[BEGIN Exercise materials]
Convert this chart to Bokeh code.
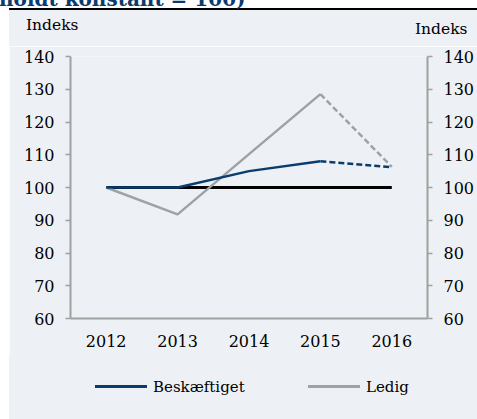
[END Exercise materials]
[BEGIN Exercise materials]
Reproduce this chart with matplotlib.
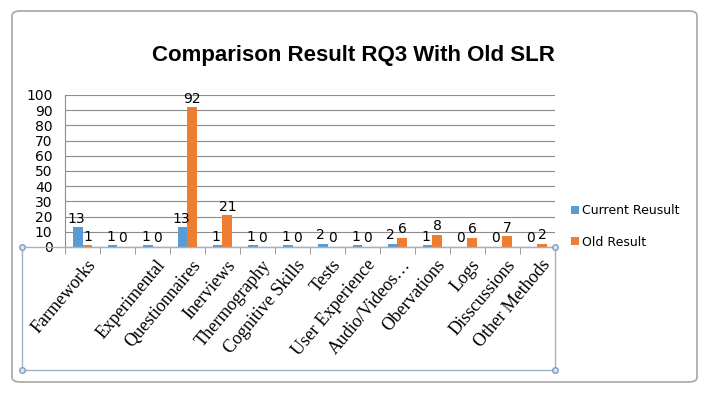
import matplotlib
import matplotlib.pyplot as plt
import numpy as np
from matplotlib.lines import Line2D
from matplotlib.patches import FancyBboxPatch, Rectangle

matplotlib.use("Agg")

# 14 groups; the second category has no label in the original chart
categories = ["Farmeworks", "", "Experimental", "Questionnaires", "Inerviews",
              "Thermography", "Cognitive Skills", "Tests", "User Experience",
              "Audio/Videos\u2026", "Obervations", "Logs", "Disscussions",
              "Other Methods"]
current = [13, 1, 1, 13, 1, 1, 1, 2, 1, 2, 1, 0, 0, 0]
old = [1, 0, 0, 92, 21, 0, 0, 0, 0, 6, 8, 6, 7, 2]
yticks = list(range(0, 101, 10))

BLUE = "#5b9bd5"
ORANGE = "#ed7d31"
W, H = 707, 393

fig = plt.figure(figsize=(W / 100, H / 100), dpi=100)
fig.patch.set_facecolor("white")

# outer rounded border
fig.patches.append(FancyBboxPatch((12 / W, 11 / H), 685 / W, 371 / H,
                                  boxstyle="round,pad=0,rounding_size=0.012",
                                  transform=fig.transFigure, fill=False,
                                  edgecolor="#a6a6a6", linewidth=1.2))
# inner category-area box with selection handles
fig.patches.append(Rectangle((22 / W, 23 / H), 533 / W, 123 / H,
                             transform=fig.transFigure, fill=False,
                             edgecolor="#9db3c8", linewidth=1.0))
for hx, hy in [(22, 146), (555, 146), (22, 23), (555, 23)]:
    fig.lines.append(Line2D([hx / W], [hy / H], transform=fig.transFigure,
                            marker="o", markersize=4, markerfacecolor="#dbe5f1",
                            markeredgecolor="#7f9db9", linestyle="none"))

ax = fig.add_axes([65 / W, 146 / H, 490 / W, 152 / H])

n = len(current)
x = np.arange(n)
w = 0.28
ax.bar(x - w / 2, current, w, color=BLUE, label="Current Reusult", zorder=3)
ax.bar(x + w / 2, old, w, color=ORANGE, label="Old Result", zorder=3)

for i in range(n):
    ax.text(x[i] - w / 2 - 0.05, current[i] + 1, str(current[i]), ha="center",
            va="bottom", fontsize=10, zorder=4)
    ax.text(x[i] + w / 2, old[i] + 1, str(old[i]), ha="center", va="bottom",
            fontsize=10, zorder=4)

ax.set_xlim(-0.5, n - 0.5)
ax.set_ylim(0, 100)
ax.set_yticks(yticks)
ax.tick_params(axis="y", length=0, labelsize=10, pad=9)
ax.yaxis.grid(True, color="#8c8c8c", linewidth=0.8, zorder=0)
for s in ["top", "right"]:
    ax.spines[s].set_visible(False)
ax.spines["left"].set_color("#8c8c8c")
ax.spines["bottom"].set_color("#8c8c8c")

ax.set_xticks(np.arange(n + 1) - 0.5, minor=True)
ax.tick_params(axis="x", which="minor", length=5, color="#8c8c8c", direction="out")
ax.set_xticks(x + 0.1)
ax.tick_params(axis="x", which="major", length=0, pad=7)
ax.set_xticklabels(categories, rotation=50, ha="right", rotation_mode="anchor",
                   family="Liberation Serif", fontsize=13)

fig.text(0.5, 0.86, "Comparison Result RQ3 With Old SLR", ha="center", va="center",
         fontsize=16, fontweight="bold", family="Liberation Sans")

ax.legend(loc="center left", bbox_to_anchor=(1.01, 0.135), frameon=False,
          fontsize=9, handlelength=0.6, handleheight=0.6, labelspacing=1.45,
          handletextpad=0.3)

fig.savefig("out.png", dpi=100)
[END Exercise materials]
:: Task prompt ::
Scan the lines for the string "chart". Pick out every line that has it.

:: Expected answer ::
Convert this chart to Bokeh code.
Reproduce this chart with matplotlib.
# 14 groups; the second category has no label in the original chart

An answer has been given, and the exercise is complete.